[start]

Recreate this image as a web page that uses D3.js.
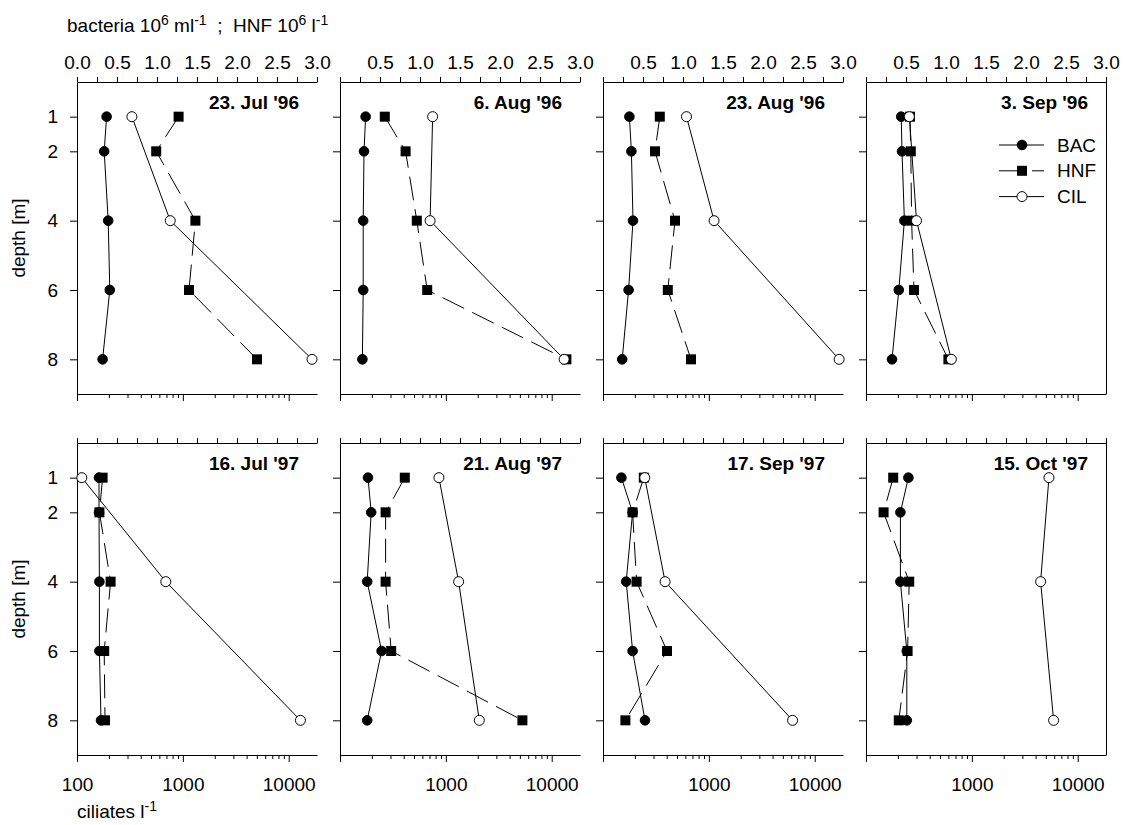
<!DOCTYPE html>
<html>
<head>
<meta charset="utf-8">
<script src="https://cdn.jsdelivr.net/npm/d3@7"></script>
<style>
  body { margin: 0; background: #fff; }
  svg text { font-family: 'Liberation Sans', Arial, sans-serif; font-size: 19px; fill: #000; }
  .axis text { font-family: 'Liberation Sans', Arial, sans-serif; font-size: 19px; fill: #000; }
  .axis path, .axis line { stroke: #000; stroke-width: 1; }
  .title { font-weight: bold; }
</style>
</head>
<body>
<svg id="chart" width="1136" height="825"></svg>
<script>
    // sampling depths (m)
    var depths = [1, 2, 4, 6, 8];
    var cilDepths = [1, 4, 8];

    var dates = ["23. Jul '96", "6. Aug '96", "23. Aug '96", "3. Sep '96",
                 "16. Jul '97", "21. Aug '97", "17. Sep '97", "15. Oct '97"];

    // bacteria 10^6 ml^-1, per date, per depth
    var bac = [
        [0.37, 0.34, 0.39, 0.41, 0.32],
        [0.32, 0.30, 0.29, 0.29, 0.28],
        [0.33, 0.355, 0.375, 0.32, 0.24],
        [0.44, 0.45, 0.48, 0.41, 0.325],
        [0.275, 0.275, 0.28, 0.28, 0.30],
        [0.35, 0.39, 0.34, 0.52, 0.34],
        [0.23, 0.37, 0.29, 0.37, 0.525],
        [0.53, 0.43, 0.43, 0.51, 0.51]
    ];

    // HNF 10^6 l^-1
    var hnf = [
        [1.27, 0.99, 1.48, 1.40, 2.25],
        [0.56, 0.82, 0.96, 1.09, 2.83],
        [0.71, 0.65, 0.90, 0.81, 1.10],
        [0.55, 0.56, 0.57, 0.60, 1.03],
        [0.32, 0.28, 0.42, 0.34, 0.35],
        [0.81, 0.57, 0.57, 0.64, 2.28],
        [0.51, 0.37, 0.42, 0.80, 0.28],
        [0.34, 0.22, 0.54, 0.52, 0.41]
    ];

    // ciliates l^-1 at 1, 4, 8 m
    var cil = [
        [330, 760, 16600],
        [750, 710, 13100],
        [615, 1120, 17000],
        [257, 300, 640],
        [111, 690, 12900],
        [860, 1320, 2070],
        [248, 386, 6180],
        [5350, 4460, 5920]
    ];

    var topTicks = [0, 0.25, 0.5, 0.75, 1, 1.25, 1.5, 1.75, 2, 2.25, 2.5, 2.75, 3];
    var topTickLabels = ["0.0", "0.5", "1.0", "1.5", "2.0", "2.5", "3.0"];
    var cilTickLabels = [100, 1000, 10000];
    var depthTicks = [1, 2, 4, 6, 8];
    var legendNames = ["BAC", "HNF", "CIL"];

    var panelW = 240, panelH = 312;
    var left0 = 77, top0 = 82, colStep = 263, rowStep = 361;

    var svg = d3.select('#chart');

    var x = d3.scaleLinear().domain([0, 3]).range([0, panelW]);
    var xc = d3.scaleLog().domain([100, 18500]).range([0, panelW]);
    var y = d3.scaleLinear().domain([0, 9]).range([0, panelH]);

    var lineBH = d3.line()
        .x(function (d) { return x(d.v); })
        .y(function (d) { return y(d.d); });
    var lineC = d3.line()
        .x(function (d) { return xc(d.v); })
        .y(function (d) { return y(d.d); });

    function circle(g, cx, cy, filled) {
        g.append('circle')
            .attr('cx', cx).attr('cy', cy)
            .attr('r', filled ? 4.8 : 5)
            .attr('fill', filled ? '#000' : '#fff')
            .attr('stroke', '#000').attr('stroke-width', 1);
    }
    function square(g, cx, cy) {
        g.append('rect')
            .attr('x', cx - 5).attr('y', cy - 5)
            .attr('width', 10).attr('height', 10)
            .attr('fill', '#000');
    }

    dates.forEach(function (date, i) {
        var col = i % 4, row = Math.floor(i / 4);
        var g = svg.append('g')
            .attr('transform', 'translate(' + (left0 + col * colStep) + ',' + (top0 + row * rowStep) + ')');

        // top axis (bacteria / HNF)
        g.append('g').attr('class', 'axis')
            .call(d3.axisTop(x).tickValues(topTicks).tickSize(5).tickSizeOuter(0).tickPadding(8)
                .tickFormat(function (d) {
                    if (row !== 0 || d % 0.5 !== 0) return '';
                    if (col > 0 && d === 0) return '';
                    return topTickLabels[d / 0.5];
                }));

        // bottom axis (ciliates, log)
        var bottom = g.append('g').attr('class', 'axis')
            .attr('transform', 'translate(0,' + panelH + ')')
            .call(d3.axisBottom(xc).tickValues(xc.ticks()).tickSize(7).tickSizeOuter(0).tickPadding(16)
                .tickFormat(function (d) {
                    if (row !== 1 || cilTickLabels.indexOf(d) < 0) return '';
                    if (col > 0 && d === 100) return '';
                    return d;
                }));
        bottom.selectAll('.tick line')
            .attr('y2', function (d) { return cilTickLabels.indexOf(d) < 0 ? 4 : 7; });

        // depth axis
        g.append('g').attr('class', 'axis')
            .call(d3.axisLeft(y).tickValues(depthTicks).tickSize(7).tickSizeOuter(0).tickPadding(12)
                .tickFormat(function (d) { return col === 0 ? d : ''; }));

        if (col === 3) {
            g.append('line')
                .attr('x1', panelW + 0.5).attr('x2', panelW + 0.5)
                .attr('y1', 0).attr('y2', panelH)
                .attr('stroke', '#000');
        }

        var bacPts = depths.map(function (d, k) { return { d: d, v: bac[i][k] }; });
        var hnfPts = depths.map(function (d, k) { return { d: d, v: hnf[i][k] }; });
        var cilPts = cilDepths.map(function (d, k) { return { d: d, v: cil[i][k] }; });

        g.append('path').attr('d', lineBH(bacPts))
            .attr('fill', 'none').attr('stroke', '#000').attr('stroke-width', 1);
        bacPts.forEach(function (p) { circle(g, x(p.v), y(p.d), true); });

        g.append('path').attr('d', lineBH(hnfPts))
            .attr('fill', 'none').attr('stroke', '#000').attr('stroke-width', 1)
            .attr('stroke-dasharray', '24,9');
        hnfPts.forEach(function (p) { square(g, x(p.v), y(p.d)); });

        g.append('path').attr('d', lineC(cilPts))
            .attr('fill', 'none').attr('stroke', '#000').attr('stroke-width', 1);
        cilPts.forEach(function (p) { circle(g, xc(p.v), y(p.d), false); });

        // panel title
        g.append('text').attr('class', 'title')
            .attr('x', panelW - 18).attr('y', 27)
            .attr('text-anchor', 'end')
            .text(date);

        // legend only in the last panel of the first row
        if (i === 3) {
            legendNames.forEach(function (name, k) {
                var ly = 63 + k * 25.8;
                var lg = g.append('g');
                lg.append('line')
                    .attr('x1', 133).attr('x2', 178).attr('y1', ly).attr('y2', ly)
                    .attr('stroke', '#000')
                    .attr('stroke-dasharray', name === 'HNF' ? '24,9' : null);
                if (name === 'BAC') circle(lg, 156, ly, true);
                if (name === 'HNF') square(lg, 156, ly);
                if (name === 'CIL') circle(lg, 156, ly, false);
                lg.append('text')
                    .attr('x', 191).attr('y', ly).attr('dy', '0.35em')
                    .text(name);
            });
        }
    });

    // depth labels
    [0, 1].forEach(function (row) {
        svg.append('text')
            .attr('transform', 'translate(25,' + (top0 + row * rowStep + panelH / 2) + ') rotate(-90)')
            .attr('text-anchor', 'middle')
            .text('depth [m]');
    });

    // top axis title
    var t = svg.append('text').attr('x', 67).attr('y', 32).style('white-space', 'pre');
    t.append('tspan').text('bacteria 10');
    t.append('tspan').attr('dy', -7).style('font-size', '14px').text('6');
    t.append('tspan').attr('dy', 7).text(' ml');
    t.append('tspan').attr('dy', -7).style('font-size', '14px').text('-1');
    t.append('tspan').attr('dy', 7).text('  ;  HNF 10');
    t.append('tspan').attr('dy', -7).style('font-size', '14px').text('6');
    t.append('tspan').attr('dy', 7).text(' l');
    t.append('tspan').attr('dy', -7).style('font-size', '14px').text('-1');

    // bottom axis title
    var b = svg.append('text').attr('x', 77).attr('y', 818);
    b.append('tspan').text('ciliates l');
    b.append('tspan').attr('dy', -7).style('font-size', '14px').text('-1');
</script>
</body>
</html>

[end]

### TASK GOAL
Only the lines from the start of the material through the line containing "var cilDepths = [1, 4, 8];" should be transcribed. Pictures stay out.

### WORKED ANSWER
Recreate this image as a web page that uses D3.js.
<!DOCTYPE html>
<html>
<head>
<meta charset="utf-8">
<script src="https://cdn.jsdelivr.net/npm/d3@7"></script>
<style>
  body { margin: 0; background: #fff; }
  svg text { font-family: 'Liberation Sans', Arial, sans-serif; font-size: 19px; fill: #000; }
  .axis text { font-family: 'Liberation Sans', Arial, sans-serif; font-size: 19px; fill: #000; }
  .axis path, .axis line { stroke: #000; stroke-width: 1; }
  .title { font-weight: bold; }
</style>
</head>
<body>
<svg id="chart" width="1136" height="825"></svg>
<script>
    // sampling depths (m)
    var depths = [1, 2, 4, 6, 8];
    var cilDepths = [1, 4, 8];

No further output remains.